Namun memaknai kemerdekaan Indonesia bisa ditarik lebih jauh dalam kronologi sejarah yang mendasarinya, sebuah konsep awal yang menyatukan bangsa Indonesia, sebuah pernyataan dari kaum intelektual bangsa ini yang tersusun dalam sebuah konferensi “Sumpah Pemuda”. Pernyataan ini yang pada akhirnya diwujudkan dalam berbagai gerakan untuk memerdekakan bangsa ini.
Tidak sesederhana itu untuk memerdekakan bangsa ini, konsep “bangsa Indonesia” masih sulit dipahami oleh sebagian besar masyarakat yang bahkan membaca maupun menulis saja masih tidak bisa. Peran kaum yang mendapat kesempatan menempuh pendidikan dibawah pemerintah kolonial Belanda, terutama mahasiswa menjadi pemeran utama dalam mewujudkan rasa persatuan, rasa memiliki, rasa menjadi bagian dari “Bangsa Indonesia”.

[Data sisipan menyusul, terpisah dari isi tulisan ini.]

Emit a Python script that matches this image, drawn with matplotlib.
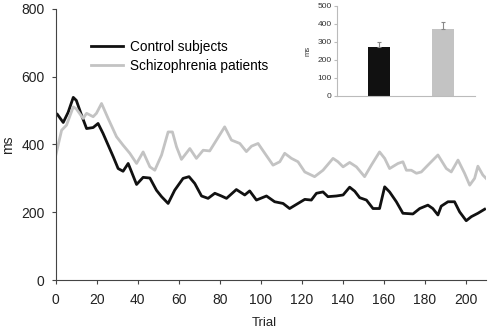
import numpy as np
import matplotlib.pyplot as plt

plt.rcParams['font.family'] = ['Liberation Sans', 'DejaVu Sans']

# control subjects (trial, ms)
ctrl_trial = [0, 0.6, 3.6, 6, 8.5, 10, 12.5, 15, 18.2, 20.6, 23, 28, 30.4, 32.8, 35.3,
              39.4, 42.6, 45.9, 49.1, 51.6, 54.8, 58, 62.1, 65, 67.8, 71.1, 74.3, 77.6,
              80.8, 83.3, 88.1, 92.2, 94.6, 97.9, 102.8, 106.8, 110.9, 114.1, 118.2,
              121.5, 124.7, 127.2, 130.4, 132.8, 136.9, 140.2, 143.4, 145.9, 148.3,
              151.6, 154.8, 158, 160.5, 162.9, 166.2, 169.4, 174.3, 177.6, 181.6, 184,
              186.5, 188.1, 191.4, 194.6, 197.1, 200.3, 202.8, 206, 209.3]
ctrl_ms = [490, 490, 465, 495, 539, 530, 487, 447, 450, 462, 433, 364, 329, 321, 344,
           282, 303, 301, 265, 246, 226, 265, 300, 305, 285, 248, 241, 256,
           248, 241, 267, 251, 263, 236, 248, 231, 226, 211, 226,
           238, 236, 256, 260, 246, 248, 251, 274, 262, 243,
           236, 211, 211, 275, 260, 231, 197, 195, 211, 221, 211,
           192, 218, 231, 231, 201, 175, 187, 197, 209]

# schizophrenia patients
schz_trial = [0, 2.8, 5.2, 8.5, 10, 13.3, 15, 18.2, 19.8, 22.3, 25.5, 29.6, 32.8, 36.1,
              39.4, 42.6, 45.9, 48.3, 51.6, 54.8, 56.9, 58.9, 61.3, 65.4, 68.6, 71.9,
              75.1, 78.4, 82.4, 85.7, 89.8, 93, 95.5, 98.7, 102, 106, 109.3, 111.7, 115,
              118.2, 121.5, 126.3, 130.4, 135.3, 137.7, 140.2, 143.4, 146.7, 150.7, 154,
              158, 160.5, 162.9, 167, 169.4, 171.1, 173.5, 176, 178.4, 181.6, 186.5,
              190.6, 193, 196.3, 199.5, 202, 204.4, 206, 208.4, 210]
schz_ms = [369, 442, 457, 511, 505, 477, 492, 482, 492, 521, 477, 423, 398, 374,
           344, 378, 334, 324, 369, 437, 437, 393, 356, 388, 359, 383,
           381, 413, 452, 413, 403, 379, 395, 403, 374, 339, 349, 374, 359,
           349, 319, 305, 324, 359, 349, 334, 347, 334, 305, 339,
           378, 359, 329, 344, 349, 324, 324, 315, 319, 339, 369,
           329, 319, 354, 315, 280, 300, 336, 310, 300]

# inset: mean ms per group with upper error
groups = ['Control subjects', 'Schizophrenia patients']
mean_ms = [273, 372]
err_ms = [28, 41]

black = '#111111'
grey = '#c3c3c3'

fig = plt.figure(figsize=(4.9, 3.31), dpi=100)
ax = fig.add_axes([0.114, 0.154, 0.878, 0.819])
ax.plot(ctrl_trial, ctrl_ms, color=black, lw=2.0, label=groups[0])
ax.plot(schz_trial, schz_ms, color=grey, lw=2.0, label=groups[1])
ax.set_xlim(0, 210)
ax.set_ylim(0, 800)
ax.set_xticks(np.arange(0, 201, 20))
ax.set_yticks(np.arange(0, 801, 200))
for s in ['top', 'right']:
    ax.spines[s].set_visible(False)
for s in ['left', 'bottom']:
    ax.spines[s].set_color('#444444')
ax.tick_params(labelsize=10, length=3, color='#444444', labelcolor='#222222')
ax.tick_params(axis='x', pad=6)
ax.tick_params(axis='y', pad=5)
ax.set_xlabel('Trial', fontsize=9.5, color='#222222')
ax.set_ylabel('ms', fontsize=10, color='#222222')
ax.xaxis.set_label_coords(0.485, -0.135)
ax.yaxis.set_label_coords(-0.095, 0.5)
ax.legend(loc='upper left', bbox_to_anchor=(0.07, 0.905), frameon=False, fontsize=9.8,
          handlelength=2.3, handletextpad=0.55, labelspacing=0.35, borderaxespad=0)

ins = fig.add_axes([0.688, 0.71, 0.282, 0.272])
ins.bar([0, 1], mean_ms, width=0.35, color=[black, grey], edgecolor='none',
        yerr=[[0, 0], err_ms], error_kw=dict(ecolor='#888888', elinewidth=0.8,
                                             capsize=1.5, capthick=0.8))
ins.set_xlim(-0.657, 1.503)
ins.set_ylim(0, 500)
ins.set_yticks(np.arange(0, 501, 100))
ins.set_xticks([])
for s in ['top', 'right']:
    ins.spines[s].set_visible(False)
for s in ['left', 'bottom']:
    ins.spines[s].set_color('#bbbbbb')
ins.tick_params(labelsize=6, length=2, color='#bbbbbb', labelcolor='#333333', pad=2)
ins.set_ylabel('ms', fontsize=5.5, color='#333333', labelpad=4)

fig.savefig('out.png', dpi=100)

Konsep berbangsa Indonesia ini tidak serta merta hadir dikepala khalayak umum masyarakat begitu saja. Kemudian kita bertanya apa yang telah dilakukan para pendahulu kita sehingga begitu banyak orang saling bahu membahu untuk lepas dari cengkeraman penjajahan.
Setelah ratusan tahun menjejakan kaki dibumi pertiwi kita ini, Belanda nampaknya tidak hanya menanamkan pengaruh kekuasaan saja, melainkan mentalitas kita juga berubah seiring waktu, mentalitas budak, mentalitas bangsa yang dijajah.